Frères et sœurs, en vous invitant il y a quelques années à entrer dans un long chemin de mission, je voulais d’abord que chacune et chacun d’entre vous qui participez chaque dimanche à la messe dans votre paroisse, soyez convaincus que cette mission repose sur votre capacité à donner de bon cœur à celui qui a faim, à combler les désirs du malheureux. Alors vous pourrez être une véritable lumière dans les ténèbres, alors vous pourrez aller au-devant de toute femme et de tout homme pour lui annoncer que Jésus Christ est le Sauveur, et vous serez entendus parce que le Salut sera devenu une réalité grâce à votre présence et à votre générosité.

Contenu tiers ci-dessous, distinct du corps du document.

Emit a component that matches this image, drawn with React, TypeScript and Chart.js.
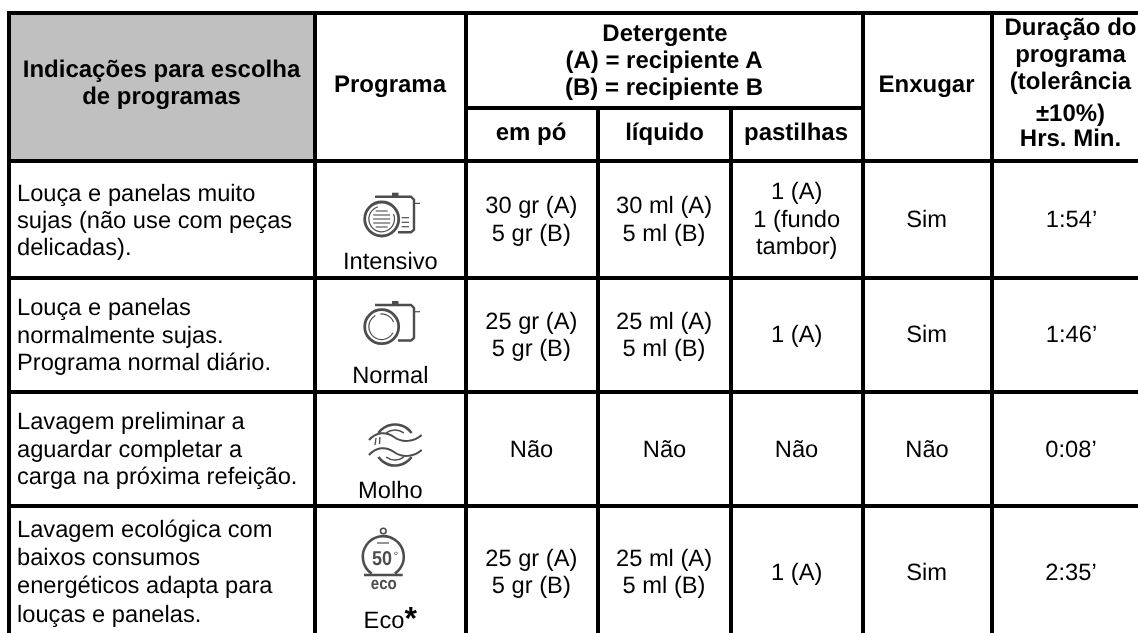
import React, { useEffect, useRef } from "react";
import { Chart, registerables } from "chart.js";

Chart.register(...registerables);

// Table structure (axis units = reference pixels)
const columnEdges = [9, 315, 466, 598, 731, 863, 992];
const rowEdges = [13, 108, 161, 278, 392, 506];
const tableBottom = 633;
const tableRight = 1138;

const headerFill = "#c0c0c0";
const ink = "#000000";

type Line = { t: string; x: number; y: number; a?: CanvasTextAlign };

const boldHeaderLines: Line[] = [
  { t: "Indicações para escolha", x: 161.5, y: 77 },
  { t: "de programas", x: 161.5, y: 104 },
  { t: "Programa", x: 390, y: 92 },
  { t: "Detergente", x: 665, y: 41 },
  { t: "(A) = recipiente A", x: 664, y: 68 },
  { t: "(B) = recipiente B", x: 664, y: 95 },
  { t: "em pó", x: 531, y: 140 },
  { t: "líquido", x: 664.5, y: 140 },
  { t: "pastilhas", x: 796, y: 140 },
  { t: "Enxugar", x: 926.5, y: 92 },
  { t: "Duração do", x: 1070.5, y: 35 },
  { t: "programa", x: 1070.5, y: 62 },
  { t: "(tolerância", x: 1070.5, y: 88.5 },
  { t: "±10%)", x: 1070.5, y: 121 },
  { t: "Hrs. Min.", x: 1070.5, y: 146 },
];

const descriptionLines: Line[] = [
  { t: "Louça e panelas muito", x: 17, y: 201, a: "left" },
  { t: "sujas (não use com peças", x: 17, y: 227.5, a: "left" },
  { t: "delicadas).", x: 17, y: 255, a: "left" },
  { t: "Louça e panelas", x: 17, y: 315, a: "left" },
  { t: "normalmente sujas.", x: 17, y: 343, a: "left" },
  { t: "Programa normal diário.", x: 17, y: 370, a: "left" },
  { t: "Lavagem preliminar a", x: 17, y: 428.5, a: "left" },
  { t: "aguardar completar a", x: 17, y: 456.5, a: "left" },
  { t: "carga na próxima refeição.", x: 17, y: 483.5, a: "left" },
  { t: "Lavagem ecológica com", x: 17, y: 537, a: "left" },
  { t: "baixos consumos", x: 17, y: 565, a: "left" },
  { t: "energéticos adapta para", x: 17, y: 593, a: "left" },
  { t: "louças e panelas.", x: 17, y: 622, a: "left" },
];

const programNames: Line[] = [
  { t: "Intensivo", x: 390.3, y: 269.3 },
  { t: "Normal", x: 390.3, y: 383.3 },
  { t: "Molho", x: 390.3, y: 498.3 },
  { t: "Eco", x: 384, y: 627.7 },
];

const cellLines: Line[] = [
  { t: "30 gr (A)", x: 531.3, y: 212.7 },
  { t: "5 gr (B)", x: 531.3, y: 240.7 },
  { t: "30 ml (A)", x: 664, y: 212.7 },
  { t: "5 ml (B)", x: 664, y: 240.7 },
  { t: "1 (A)", x: 796.7, y: 199 },
  { t: "1 (fundo", x: 796.7, y: 226.7 },
  { t: "tambor)", x: 796.7, y: 254 },
  { t: "Sim", x: 926.7, y: 226.7 },
  { t: "1:54’", x: 1071.5, y: 226.7 },
  { t: "25 gr (A)", x: 531.3, y: 329 },
  { t: "5 gr (B)", x: 531.3, y: 355.7 },
  { t: "25 ml (A)", x: 664, y: 329 },
  { t: "5 ml (B)", x: 664, y: 355.7 },
  { t: "1 (A)", x: 796.7, y: 342 },
  { t: "Sim", x: 926.7, y: 342 },
  { t: "1:46’", x: 1071.5, y: 342 },
  { t: "Não", x: 531.5, y: 456.7 },
  { t: "Não", x: 664.5, y: 456.7 },
  { t: "Não", x: 796.5, y: 456.7 },
  { t: "Não", x: 927, y: 456.7 },
  { t: "0:08’", x: 1071, y: 456.7 },
  { t: "25 gr (A)", x: 531.3, y: 565.7 },
  { t: "5 gr (B)", x: 531.3, y: 593 },
  { t: "25 ml (A)", x: 664, y: 565.7 },
  { t: "5 ml (B)", x: 664, y: 593 },
  { t: "1 (A)", x: 796.7, y: 580 },
  { t: "Sim", x: 926.7, y: 580 },
  { t: "2:35’", x: 1071, y: 580 },
];

const [c0, c1, c2, c3, c4, c5, c6] = columnEdges;
const [r0, r1, r2, r3, r4, r5] = rowEdges;
const gridSegments: { x: number; y: number }[][] = [
  [{ x: c0 - 2, y: r0 }, { x: tableRight, y: r0 }],
  [{ x: c2, y: r1 }, { x: c5, y: r1 }],
  [{ x: c0, y: r2 }, { x: tableRight, y: r2 }],
  [{ x: c0, y: r3 }, { x: tableRight, y: r3 }],
  [{ x: c0, y: r4 }, { x: tableRight, y: r4 }],
  [{ x: c0, y: r5 }, { x: tableRight, y: r5 }],
  ...[c0, c1, c2, c5, c6].map((x) => [{ x, y: r0 }, { x, y: tableBottom }]),
  ...[c3, c4].map((x) => [{ x, y: r1 }, { x, y: tableBottom }]),
];

function drawText(ctx: CanvasRenderingContext2D, sx: any, sy: any, lines: Line[], font: string) {
  ctx.font = font;
  ctx.textBaseline = "alphabetic";
  ctx.fillStyle = ink;
  for (const l of lines) {
    ctx.textAlign = l.a ?? "center";
    ctx.fillText(l.t, sx.getPixelForValue(l.x), sy.getPixelForValue(l.y));
  }
}

function drawIcons(ctx: CanvasRenderingContext2D) {
  const g = "#4d4d4d";
  ctx.strokeStyle = g;
  ctx.fillStyle = g;
  ctx.lineCap = "butt";
  const arc = (x: number, y: number, r: number, a = 0, b = Math.PI * 2, lw = 2) => {
    ctx.lineWidth = lw;
    ctx.beginPath();
    ctx.arc(x, y, r, a, b);
    ctx.stroke();
  };
  const seg = (pts: number[], lw = 2) => {
    ctx.lineWidth = lw;
    ctx.beginPath();
    ctx.moveTo(pts[0], pts[1]);
    for (let i = 2; i < pts.length; i += 2) ctx.lineTo(pts[i], pts[i + 1]);
    ctx.stroke();
  };
  const camera = (top: number) => {
    seg([375, top, 411, top, 414, top + 3, 414, top + 33, 411, top + 35.5, 398, top + 35.5], 2.4);
    ctx.fillRect(392, top - 4, 6.5, 4);
    seg([414, top + 6.7, 420, top + 6.7], 1.2);
  };
  // Intensivo
  camera(196.7);
  arc(381.7, 219, 17, 0, Math.PI * 2, 2.8);
  arc(381.7, 219, 12.8, -0.4, 4.4, 1.2);
  for (const [y, h] of [[211, 6], [215, 8.5], [219, 8.5], [223, 8.5], [227, 6]]) seg([381.7 - h, y, 381.7 + h, y], 1.1);
  for (const y of [217.7, 222.3, 226.7]) seg([401.7, y, 409, y], 1.2);
  // Normal
  camera(305);
  arc(381.7, 326.7, 17, 0, Math.PI * 2, 2.8);
  arc(381.7, 326.7, 12.8, 0.5, 4.2, 1.2);
  arc(381.7, 326.7, 12.8, 4.6, 5.9, 1.2);
  // Molho
  arc(395, 445, 20.5, Math.PI * 1.2, Math.PI * 1.8, 2.6);
  arc(395, 445, 20.5, Math.PI * 0.2, Math.PI * 0.8, 2.6);
  arc(395, 445, 15, Math.PI * 1.3, Math.PI * 1.7, 1.3);
  arc(395, 445, 15, Math.PI * 0.3, Math.PI * 0.7, 1.3);
  const wave = (y: number) => {
    ctx.lineWidth = 2;
    ctx.beginPath();
    ctx.moveTo(369, y);
    ctx.bezierCurveTo(376, y - 8, 386, y - 9, 394, y - 3);
    ctx.bezierCurveTo(402, y + 3, 414, y + 2, 421.7, y - 5);
    ctx.stroke();
  };
  wave(440);
  wave(455);
  seg([376, 438, 375, 445], 1.3);
  seg([380, 437, 379.5, 444], 1.3);
  // Eco
  arc(383.3, 556.7, 20.5, Math.PI / 2 + 0.6, Math.PI * 2.5 - 0.6, 2.6);
  arc(383.3, 531, 2.8, 0, Math.PI * 2, 1.6);
  seg([364, 575, 402.7, 575], 2.6);
  seg([377, 543, 389, 543], 1.2);
  ctx.textAlign = "center";
  ctx.textBaseline = "alphabetic";
  ctx.font = "bold 20px 'Liberation Sans Narrow', 'Liberation Sans'";
  ctx.fillText("50", 382, 565, 20);
  ctx.font = "12px 'Liberation Sans'";
  ctx.fillText("°", 396, 560);
  ctx.font = "bold 17px 'Liberation Sans Narrow', 'Liberation Sans'";
  ctx.fillText("eco", 383.8, 589, 26);
}

const tablePlugin = {
  id: "tablePlugin",
  beforeDatasetsDraw(chart: any) {
    const { ctx, scales } = chart;
    const sx = scales.x, sy = scales.y;
    ctx.save();
    ctx.fillStyle = "#ffffff";
    ctx.fillRect(0, 0, chart.width, chart.height);
    ctx.fillStyle = headerFill;
    ctx.fillRect(sx.getPixelForValue(c0), sy.getPixelForValue(r0), sx.getPixelForValue(c1) - sx.getPixelForValue(c0), sy.getPixelForValue(r2) - sy.getPixelForValue(r0));
    ctx.restore();
  },
  afterDatasetsDraw(chart: any) {
    const { ctx, scales } = chart;
    const sx = scales.x, sy = scales.y;
    ctx.save();
    (ctx as any).textRendering = "geometricPrecision";
    const bold = "bold 24px 'Liberation Sans'";
    const plain = "23.7px 'Liberation Sans'";
    drawText(ctx, sx, sy, boldHeaderLines, bold);
    drawText(ctx, sx, sy, descriptionLines, plain);
    drawText(ctx, sx, sy, programNames, plain);
    drawText(ctx, sx, sy, cellLines, plain);
    ctx.font = "bold 32px 'Liberation Sans'";
    ctx.textAlign = "left";
    ctx.fillText("*", 404.5, 628.5);
    drawIcons(ctx);
    ctx.restore();
  },
};

export default function App() {
  const ref = useRef<HTMLCanvasElement>(null);
  useEffect(() => {
    document.body.style.margin = "0";
    const chart = new Chart(ref.current!, {
      type: "line",
      data: {
        datasets: gridSegments.map((data) => ({
          data,
          borderColor: "#000000",
          borderWidth: 4,
          pointRadius: 0,
          borderCapStyle: "butt" as const,
        })),
      },
      options: {
        animation: false,
        responsive: false,
        parsing: false,
        layout: { padding: 0 },
        plugins: { legend: { display: false }, tooltip: { enabled: false } },
        scales: {
          x: { type: "linear", min: 0, max: 1138, display: false },
          y: { type: "linear", min: 0, max: 633, reverse: true, display: false },
        },
      },
      plugins: [tablePlugin],
    });
    return () => chart.destroy();
  }, []);
  return <canvas ref={ref} width={1138} height={633} style={{ display: "block" }} />;
}
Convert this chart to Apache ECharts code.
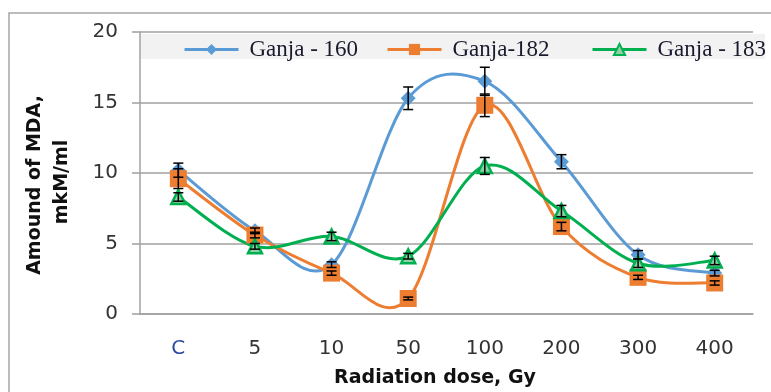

Frères et sœurs, puisque nous avons la joie de célébrer ensemble l’eucharistie, puisque nous avons la joie de recevoir ensemble la parole de vie et le pain de vie, ouvrons notre cœur et notre vie pour partager avec ceux qui nous entourent la richesse que nous avons reçue.
Amen.
+ André cardinal Vingt-Trois, archevêque de Paris.